Pengikut

Rabu, 29 Oktober 2025

Ibunda Guru: Gelar, Simbol, atau Tanggung Jawab?

 

Ibunda Guru: Gelar, Simbol, atau Tanggung Jawab?

Hari ini Tolitoli punya ibunda baru. Bukan bayi yang lahir, tapi gelar — Ibunda Guru Kabupaten Tolitoli. Dianugerahkan dengan khidmat kepada ibu Sriyanti. Beliau bukan orang sembarangan. Ketua DPRD Tolitoli. Sekaligus istri Bupati Tolitoli.

Ditengah sambutannya bapak Bupati berkelakar. Ditengah banyaknya tugasnya ibu Sriyanti, ada tugas spesialnya "penasehat spiritual". 

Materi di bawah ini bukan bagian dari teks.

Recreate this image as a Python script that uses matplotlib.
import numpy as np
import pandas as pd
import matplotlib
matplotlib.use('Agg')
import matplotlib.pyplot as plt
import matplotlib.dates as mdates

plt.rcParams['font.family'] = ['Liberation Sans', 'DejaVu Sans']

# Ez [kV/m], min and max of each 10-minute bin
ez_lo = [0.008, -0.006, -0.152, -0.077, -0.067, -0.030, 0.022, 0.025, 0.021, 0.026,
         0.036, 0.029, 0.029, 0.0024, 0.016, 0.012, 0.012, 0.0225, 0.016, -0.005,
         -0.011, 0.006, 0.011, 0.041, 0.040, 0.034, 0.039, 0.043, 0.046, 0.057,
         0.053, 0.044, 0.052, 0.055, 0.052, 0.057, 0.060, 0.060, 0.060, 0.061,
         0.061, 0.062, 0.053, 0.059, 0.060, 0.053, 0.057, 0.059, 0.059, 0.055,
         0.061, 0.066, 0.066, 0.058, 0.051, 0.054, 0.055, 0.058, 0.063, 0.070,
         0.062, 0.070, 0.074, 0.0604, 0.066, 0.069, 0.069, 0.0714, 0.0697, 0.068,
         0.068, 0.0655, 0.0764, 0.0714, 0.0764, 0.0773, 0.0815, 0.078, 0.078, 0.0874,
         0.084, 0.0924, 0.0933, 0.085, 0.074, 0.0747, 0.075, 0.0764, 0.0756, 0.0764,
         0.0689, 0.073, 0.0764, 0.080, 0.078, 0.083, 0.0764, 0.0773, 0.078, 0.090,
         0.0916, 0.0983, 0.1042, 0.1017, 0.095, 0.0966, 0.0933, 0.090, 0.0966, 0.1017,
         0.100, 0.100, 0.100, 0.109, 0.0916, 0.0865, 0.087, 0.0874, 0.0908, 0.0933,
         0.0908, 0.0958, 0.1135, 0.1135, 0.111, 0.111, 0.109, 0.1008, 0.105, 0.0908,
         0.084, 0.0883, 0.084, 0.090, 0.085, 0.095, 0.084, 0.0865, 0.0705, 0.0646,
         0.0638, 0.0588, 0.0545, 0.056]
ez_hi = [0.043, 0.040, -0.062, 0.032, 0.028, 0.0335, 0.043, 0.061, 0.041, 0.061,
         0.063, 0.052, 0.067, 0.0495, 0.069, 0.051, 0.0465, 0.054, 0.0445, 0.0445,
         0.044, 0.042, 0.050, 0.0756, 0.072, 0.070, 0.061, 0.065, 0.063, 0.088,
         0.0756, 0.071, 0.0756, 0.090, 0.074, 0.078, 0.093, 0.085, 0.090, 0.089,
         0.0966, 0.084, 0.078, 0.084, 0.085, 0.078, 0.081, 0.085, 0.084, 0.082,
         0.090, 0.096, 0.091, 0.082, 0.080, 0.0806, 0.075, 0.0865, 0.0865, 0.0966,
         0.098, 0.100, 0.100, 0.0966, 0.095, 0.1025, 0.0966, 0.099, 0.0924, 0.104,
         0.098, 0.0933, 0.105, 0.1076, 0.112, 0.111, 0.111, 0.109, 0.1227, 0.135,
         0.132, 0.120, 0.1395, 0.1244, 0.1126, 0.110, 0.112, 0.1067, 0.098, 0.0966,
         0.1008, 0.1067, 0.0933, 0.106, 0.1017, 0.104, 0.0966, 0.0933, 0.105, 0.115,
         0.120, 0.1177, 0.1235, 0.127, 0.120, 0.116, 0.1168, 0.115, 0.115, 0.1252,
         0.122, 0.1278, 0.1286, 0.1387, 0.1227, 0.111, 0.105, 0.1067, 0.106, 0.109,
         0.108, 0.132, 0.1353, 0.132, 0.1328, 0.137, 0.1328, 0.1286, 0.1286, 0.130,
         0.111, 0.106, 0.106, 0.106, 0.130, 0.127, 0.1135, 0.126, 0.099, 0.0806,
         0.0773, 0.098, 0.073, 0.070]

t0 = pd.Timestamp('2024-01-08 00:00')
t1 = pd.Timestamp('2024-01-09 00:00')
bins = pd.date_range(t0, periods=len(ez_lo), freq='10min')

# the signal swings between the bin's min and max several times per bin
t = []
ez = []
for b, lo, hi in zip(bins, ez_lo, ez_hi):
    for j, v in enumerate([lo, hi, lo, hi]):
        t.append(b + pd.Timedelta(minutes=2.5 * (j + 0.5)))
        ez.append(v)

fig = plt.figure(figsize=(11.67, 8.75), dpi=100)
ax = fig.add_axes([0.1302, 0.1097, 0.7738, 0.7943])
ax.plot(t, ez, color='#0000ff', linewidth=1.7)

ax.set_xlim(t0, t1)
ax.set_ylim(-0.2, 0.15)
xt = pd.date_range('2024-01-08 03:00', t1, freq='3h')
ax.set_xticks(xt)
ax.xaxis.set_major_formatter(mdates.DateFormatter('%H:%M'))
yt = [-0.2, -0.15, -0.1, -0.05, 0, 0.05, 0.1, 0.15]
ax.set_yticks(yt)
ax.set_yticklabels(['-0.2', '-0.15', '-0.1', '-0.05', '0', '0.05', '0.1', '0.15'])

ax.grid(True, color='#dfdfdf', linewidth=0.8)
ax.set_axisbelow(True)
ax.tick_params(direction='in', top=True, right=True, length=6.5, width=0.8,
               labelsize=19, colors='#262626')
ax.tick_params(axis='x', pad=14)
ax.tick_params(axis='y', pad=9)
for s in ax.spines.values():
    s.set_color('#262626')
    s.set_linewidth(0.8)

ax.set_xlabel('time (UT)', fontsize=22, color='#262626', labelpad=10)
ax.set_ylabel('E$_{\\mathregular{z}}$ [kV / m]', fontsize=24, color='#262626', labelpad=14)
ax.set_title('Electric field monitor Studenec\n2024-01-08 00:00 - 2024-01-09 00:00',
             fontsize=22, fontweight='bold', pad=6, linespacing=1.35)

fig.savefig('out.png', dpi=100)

Guru-guru hadir. Tapi bukan guru biasa. Mereka anggota dan pengurus PGRI yang akan dilantik sebagai pengurus organisasi kelengkapan PGRI. Ada APKS. LKBH. Anda sudah tau yang lain.

Acaranya dilakukan di Aula rumah jabatan Bupati Tolitoli. Yang menata panggung juga pengurus PGRI. Batik-batik PGRI mewarnai keindahan ruang Aula. Senyum meluas, kamera maju mundur. Semuanya tampak rapi, resmi, dan... sedikit kaku.

Namanya juga seremoni.

Ada pembacaan Surat Keputusan dari Pengurus Provinsi PGRI. Isinya singkat tapi padat: Tugas Ibunda Guru adalah mendukung program PGRI dan ikut mengembangkan dunia pendidikan di daerahnya. Kalimatnya indah. Penuh harapan. Tapi seperti banyak kalimat indah lain di negeri ini, ujian sesungguhnya ada di lapangan — bukan di podium.

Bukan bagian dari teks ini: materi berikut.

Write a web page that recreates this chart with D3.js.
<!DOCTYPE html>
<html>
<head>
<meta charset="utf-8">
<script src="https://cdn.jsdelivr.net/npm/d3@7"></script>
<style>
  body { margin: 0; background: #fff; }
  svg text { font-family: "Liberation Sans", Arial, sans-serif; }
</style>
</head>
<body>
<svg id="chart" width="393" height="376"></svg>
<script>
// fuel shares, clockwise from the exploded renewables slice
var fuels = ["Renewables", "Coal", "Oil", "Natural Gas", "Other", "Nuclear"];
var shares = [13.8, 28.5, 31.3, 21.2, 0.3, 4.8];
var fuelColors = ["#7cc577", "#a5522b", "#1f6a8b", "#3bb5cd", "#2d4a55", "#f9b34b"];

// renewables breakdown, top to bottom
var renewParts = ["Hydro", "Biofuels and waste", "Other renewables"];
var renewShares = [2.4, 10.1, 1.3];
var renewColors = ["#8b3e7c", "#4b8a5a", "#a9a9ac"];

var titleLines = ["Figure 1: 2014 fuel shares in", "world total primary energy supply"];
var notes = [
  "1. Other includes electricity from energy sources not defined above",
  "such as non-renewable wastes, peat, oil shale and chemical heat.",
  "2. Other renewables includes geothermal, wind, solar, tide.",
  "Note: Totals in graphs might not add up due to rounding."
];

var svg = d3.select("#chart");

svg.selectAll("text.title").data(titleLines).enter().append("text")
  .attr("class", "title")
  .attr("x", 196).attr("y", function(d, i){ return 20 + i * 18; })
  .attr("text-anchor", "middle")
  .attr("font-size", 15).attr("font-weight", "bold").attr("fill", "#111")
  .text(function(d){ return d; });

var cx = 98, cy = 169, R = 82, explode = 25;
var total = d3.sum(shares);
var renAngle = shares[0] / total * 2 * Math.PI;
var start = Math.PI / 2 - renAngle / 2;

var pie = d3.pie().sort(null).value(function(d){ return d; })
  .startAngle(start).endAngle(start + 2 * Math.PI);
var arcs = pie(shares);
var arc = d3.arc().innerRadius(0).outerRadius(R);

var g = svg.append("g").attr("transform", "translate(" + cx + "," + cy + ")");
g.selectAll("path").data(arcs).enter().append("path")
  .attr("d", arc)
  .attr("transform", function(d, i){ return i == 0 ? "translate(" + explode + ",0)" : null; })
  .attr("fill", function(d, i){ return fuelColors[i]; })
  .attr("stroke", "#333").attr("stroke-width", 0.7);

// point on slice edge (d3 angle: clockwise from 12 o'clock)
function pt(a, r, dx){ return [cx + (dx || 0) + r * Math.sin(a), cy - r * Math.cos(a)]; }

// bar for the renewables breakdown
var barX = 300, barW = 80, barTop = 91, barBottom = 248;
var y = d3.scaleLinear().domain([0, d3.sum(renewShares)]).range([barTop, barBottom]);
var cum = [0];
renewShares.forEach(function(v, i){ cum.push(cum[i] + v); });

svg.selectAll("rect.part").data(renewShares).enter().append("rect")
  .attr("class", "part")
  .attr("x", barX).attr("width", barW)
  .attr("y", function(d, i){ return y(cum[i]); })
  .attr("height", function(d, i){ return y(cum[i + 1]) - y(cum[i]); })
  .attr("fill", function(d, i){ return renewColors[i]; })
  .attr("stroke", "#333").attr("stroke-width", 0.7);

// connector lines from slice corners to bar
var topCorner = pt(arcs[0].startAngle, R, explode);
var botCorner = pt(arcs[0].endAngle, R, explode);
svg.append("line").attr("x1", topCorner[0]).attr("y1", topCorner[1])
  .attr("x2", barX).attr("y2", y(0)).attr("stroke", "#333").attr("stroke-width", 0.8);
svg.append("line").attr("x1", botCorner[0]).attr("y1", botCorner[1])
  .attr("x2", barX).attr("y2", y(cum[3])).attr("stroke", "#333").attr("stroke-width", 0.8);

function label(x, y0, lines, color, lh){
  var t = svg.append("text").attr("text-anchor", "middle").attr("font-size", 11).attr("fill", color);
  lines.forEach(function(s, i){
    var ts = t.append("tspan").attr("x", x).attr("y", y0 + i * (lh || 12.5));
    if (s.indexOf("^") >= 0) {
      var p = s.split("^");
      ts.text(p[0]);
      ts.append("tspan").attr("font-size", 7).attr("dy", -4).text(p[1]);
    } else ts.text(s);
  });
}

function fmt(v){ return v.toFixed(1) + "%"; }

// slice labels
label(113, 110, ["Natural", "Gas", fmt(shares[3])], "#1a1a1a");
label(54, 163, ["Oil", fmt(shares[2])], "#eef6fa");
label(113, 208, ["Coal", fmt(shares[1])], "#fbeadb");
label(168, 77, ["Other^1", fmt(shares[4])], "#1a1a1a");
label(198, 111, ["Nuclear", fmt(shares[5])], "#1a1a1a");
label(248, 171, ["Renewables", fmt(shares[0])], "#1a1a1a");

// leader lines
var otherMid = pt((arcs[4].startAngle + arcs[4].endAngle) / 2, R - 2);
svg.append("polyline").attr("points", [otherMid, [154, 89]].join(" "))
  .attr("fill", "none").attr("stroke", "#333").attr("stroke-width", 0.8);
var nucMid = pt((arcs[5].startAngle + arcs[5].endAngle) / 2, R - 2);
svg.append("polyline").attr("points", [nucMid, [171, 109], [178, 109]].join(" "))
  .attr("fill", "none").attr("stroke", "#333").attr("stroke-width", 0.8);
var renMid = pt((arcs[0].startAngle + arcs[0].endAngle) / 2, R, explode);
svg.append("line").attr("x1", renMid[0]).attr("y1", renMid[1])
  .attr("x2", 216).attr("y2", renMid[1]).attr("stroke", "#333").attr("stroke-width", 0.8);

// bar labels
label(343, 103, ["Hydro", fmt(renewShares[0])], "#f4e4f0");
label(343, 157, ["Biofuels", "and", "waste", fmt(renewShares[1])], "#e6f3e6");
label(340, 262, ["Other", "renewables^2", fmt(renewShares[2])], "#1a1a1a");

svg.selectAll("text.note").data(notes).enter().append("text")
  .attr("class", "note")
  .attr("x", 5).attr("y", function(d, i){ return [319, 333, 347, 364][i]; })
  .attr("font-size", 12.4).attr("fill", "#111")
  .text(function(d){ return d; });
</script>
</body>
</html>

Karena guru juga tahu: Pendidikan tidak tumbuh dari seremoni. Ia tumbuh dari ruang kelas yang bocor, dari meja yang reyot, dari guru yang tetap mengajar meski spidolnya tinggal separuh.

Jadi, kalau benar Ibunda Guru akan menjadi bagian dari perjuangan itu, tentu kita sambut dengan penuh hormat. Asal tidak berhenti di spanduk, foto, dan karangan bunga. Sebab, gelar “ibunda” bukan cuma panggilan  ia adalah peran. Ia bukan simbol kemewahan, tapi simbol empati. Bukan sekadar menyemangati dari depan, tapi mendengar dari dekat.

Kalau nanti Ibunda Guru turun langsung ke sekolah-sekolah, melihat realitas guru di pelosok, menyalakan semangat, menghubungkan suara mereka dengan pengambil kebijakan maka gelar itu akan hidup. Kalau tidak, ia akan tinggal di rak lemari penghargaan, berdebu bersama piagam-piagam yang nasibnya sama.

Saya percaya, setiap simbol bisa punya makna asal mau dihidupkan. Dan mungkin, Tolitoli sedang mencoba memberi makna baru itu. Semoga Ibunda Guru benar-benar menjadi ibu: bukan hanya bagi para guru, tapi juga bagi masa depan pendidikan kita.